→ THE EXERCISE: All of the material should be reproduced exactly, with pictures left out.

→ GIVEN DATA:

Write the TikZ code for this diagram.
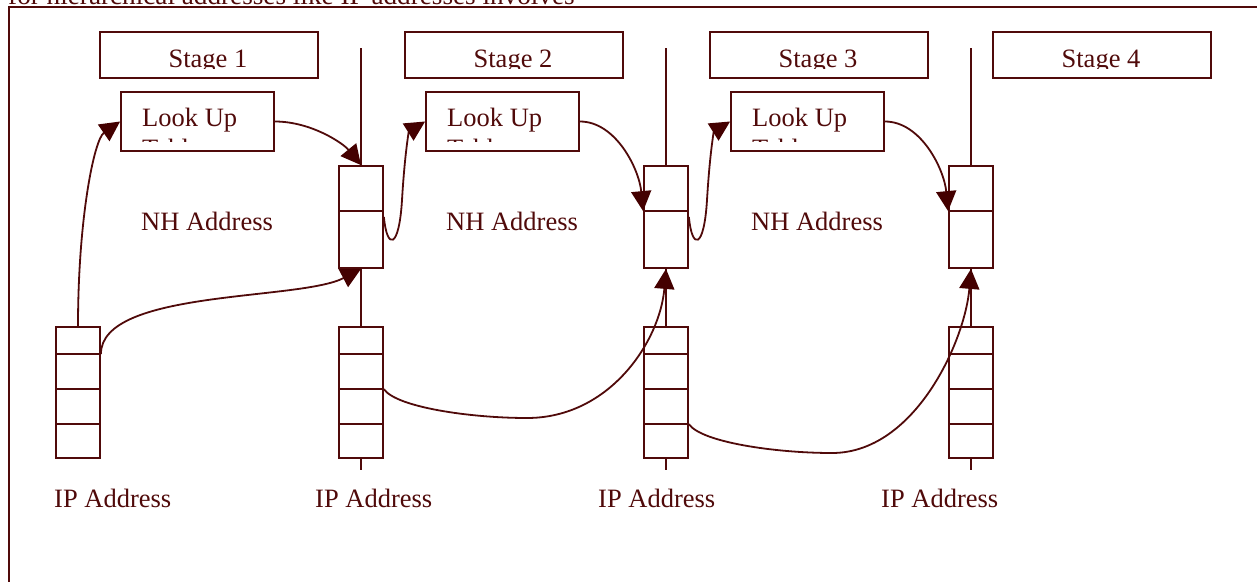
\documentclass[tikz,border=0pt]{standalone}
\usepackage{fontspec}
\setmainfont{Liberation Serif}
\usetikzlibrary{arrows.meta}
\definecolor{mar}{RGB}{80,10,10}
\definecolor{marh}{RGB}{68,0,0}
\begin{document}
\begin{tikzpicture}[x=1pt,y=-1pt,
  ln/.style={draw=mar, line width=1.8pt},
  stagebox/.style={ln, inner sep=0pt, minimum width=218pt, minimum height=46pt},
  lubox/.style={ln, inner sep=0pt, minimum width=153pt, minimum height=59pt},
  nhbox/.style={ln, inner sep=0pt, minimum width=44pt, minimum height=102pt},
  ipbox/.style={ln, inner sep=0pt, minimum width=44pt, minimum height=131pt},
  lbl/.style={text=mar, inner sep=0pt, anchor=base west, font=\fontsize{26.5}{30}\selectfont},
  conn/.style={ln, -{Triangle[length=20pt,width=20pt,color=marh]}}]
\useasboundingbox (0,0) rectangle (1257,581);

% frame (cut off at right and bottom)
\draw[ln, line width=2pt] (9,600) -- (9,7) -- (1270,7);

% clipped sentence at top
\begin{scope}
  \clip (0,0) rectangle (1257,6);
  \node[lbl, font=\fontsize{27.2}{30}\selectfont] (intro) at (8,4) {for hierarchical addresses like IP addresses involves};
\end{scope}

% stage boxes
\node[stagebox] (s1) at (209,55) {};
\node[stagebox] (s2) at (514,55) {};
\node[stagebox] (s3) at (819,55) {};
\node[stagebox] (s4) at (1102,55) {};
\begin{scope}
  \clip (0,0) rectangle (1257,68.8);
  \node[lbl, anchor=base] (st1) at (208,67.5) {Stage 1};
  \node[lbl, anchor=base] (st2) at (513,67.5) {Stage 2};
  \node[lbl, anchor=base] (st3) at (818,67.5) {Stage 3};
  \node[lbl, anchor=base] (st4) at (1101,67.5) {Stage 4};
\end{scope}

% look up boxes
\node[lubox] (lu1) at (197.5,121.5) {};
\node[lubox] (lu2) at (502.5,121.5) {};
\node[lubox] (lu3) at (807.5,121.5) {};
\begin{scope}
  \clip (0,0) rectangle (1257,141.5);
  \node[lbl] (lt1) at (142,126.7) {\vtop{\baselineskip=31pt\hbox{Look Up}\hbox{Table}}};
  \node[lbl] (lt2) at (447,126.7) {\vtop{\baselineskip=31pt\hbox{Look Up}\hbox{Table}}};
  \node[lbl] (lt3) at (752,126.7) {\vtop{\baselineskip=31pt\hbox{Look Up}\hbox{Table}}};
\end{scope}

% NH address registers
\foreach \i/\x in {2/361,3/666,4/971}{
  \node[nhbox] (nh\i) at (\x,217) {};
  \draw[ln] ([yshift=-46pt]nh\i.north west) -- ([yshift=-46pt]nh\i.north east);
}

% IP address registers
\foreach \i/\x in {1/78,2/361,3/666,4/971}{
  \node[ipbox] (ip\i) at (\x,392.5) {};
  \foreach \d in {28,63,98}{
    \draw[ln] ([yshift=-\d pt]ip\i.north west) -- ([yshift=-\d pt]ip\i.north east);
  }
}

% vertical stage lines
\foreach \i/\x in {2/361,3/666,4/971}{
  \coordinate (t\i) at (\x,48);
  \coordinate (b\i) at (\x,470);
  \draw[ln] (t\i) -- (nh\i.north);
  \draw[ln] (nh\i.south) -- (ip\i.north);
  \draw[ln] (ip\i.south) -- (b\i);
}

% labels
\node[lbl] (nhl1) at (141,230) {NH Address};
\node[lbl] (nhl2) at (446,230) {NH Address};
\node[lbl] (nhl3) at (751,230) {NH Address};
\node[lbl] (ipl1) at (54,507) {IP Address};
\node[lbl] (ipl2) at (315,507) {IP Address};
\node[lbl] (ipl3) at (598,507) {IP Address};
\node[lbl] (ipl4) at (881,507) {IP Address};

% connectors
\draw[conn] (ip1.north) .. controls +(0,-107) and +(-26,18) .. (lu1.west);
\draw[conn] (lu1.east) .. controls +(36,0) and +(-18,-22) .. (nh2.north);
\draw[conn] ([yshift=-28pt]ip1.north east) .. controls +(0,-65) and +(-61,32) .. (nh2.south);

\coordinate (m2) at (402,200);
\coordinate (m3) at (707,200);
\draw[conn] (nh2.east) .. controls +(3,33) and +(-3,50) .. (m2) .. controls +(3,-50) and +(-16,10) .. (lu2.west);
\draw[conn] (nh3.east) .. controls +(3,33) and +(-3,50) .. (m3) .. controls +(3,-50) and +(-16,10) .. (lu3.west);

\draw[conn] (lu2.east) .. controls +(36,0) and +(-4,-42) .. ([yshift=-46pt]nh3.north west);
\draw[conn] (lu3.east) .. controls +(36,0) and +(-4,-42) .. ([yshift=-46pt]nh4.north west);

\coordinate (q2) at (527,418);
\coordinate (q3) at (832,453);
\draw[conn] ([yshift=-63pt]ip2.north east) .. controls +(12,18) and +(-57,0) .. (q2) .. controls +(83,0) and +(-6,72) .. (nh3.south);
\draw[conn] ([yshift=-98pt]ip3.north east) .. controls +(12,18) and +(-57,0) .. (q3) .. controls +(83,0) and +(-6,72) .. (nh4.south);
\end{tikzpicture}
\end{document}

→ EXERCISE ANSWER:
Write the TikZ code for this diagram.
\documentclass[tikz,border=0pt]{standalone}
\usepackage{fontspec}
\setmainfont{Liberation Serif}
\usetikzlibrary{arrows.meta}
\definecolor{mar}{RGB}{80,10,10}
\definecolor{marh}{RGB}{68,0,0}
\begin{document}
\begin{tikzpicture}[x=1pt,y=-1pt,
  ln/.style={draw=mar, line width=1.8pt},
  stagebox/.style={ln, inner sep=0pt, minimum width=218pt, minimum height=46pt},
  lubox/.style={ln, inner sep=0pt, minimum width=153pt, minimum height=59pt},
  nhbox/.style={ln, inner sep=0pt, minimum width=44pt, minimum height=102pt},
  ipbox/.style={ln, inner sep=0pt, minimum width=44pt, minimum height=131pt},
  lbl/.style={text=mar, inner sep=0pt, anchor=base west, font=\fontsize{26.5}{30}\selectfont},
  conn/.style={ln, -{Triangle[length=20pt,width=20pt,color=marh]}}]
\useasboundingbox (0,0) rectangle (1257,581);

% frame (cut off at right and bottom)
\draw[ln, line width=2pt] (9,600) -- (9,7) -- (1270,7);

% clipped sentence at top
\begin{scope}
  \clip (0,0) rectangle (1257,6);
  \node[lbl, font=\fontsize{27.2}{30}\selectfont] (intro) at (8,4) {for hierarchical addresses like IP addresses involves};
\end{scope}

% stage boxes
\node[stagebox] (s1) at (209,55) {};
\node[stagebox] (s2) at (514,55) {};
\node[stagebox] (s3) at (819,55) {};
\node[stagebox] (s4) at (1102,55) {};
\begin{scope}
  \clip (0,0) rectangle (1257,68.8);
  \node[lbl, anchor=base] (st1) at (208,67.5) {Stage 1};
  \node[lbl, anchor=base] (st2) at (513,67.5) {Stage 2};
  \node[lbl, anchor=base] (st3) at (818,67.5) {Stage 3};
  \node[lbl, anchor=base] (st4) at (1101,67.5) {Stage 4};
\end{scope}

% look up boxes
\node[lubox] (lu1) at (197.5,121.5) {};
\node[lubox] (lu2) at (502.5,121.5) {};
\node[lubox] (lu3) at (807.5,121.5) {};
\begin{scope}
  \clip (0,0) rectangle (1257,141.5);
  \node[lbl] (lt1) at (142,126.7) {\vtop{\baselineskip=31pt\hbox{Look Up}\hbox{Table}}};
  \node[lbl] (lt2) at (447,126.7) {\vtop{\baselineskip=31pt\hbox{Look Up}\hbox{Table}}};
  \node[lbl] (lt3) at (752,126.7) {\vtop{\baselineskip=31pt\hbox{Look Up}\hbox{Table}}};
\end{scope}

% NH address registers
\foreach \i/\x in {2/361,3/666,4/971}{
  \node[nhbox] (nh\i) at (\x,217) {};
  \draw[ln] ([yshift=-46pt]nh\i.north west) -- ([yshift=-46pt]nh\i.north east);
}

% IP address registers
\foreach \i/\x in {1/78,2/361,3/666,4/971}{
  \node[ipbox] (ip\i) at (\x,392.5) {};
  \foreach \d in {28,63,98}{
    \draw[ln] ([yshift=-\d pt]ip\i.north west) -- ([yshift=-\d pt]ip\i.north east);
  }
}

% vertical stage lines
\foreach \i/\x in {2/361,3/666,4/971}{
  \coordinate (t\i) at (\x,48);
  \coordinate (b\i) at (\x,470);
  \draw[ln] (t\i) -- (nh\i.north);
  \draw[ln] (nh\i.south) -- (ip\i.north);
  \draw[ln] (ip\i.south) -- (b\i);
}

% labels
\node[lbl] (nhl1) at (141,230) {NH Address};
\node[lbl] (nhl2) at (446,230) {NH Address};
\node[lbl] (nhl3) at (751,230) {NH Address};
\node[lbl] (ipl1) at (54,507) {IP Address};
\node[lbl] (ipl2) at (315,507) {IP Address};
\node[lbl] (ipl3) at (598,507) {IP Address};
\node[lbl] (ipl4) at (881,507) {IP Address};

% connectors
\draw[conn] (ip1.north) .. controls +(0,-107) and +(-26,18) .. (lu1.west);
\draw[conn] (lu1.east) .. controls +(36,0) and +(-18,-22) .. (nh2.north);
\draw[conn] ([yshift=-28pt]ip1.north east) .. controls +(0,-65) and +(-61,32) .. (nh2.south);

\coordinate (m2) at (402,200);
\coordinate (m3) at (707,200);
\draw[conn] (nh2.east) .. controls +(3,33) and +(-3,50) .. (m2) .. controls +(3,-50) and +(-16,10) .. (lu2.west);
\draw[conn] (nh3.east) .. controls +(3,33) and +(-3,50) .. (m3) .. controls +(3,-50) and +(-16,10) .. (lu3.west);

\draw[conn] (lu2.east) .. controls +(36,0) and +(-4,-42) .. ([yshift=-46pt]nh3.north west);
\draw[conn] (lu3.east) .. controls +(36,0) and +(-4,-42) .. ([yshift=-46pt]nh4.north west);

\coordinate (q2) at (527,418);
\coordinate (q3) at (832,453);
\draw[conn] ([yshift=-63pt]ip2.north east) .. controls +(12,18) and +(-57,0) .. (q2) .. controls +(83,0) and +(-6,72) .. (nh3.south);
\draw[conn] ([yshift=-98pt]ip3.north east) .. controls +(12,18) and +(-57,0) .. (q3) .. controls +(83,0) and +(-6,72) .. (nh4.south);
\end{tikzpicture}
\end{document}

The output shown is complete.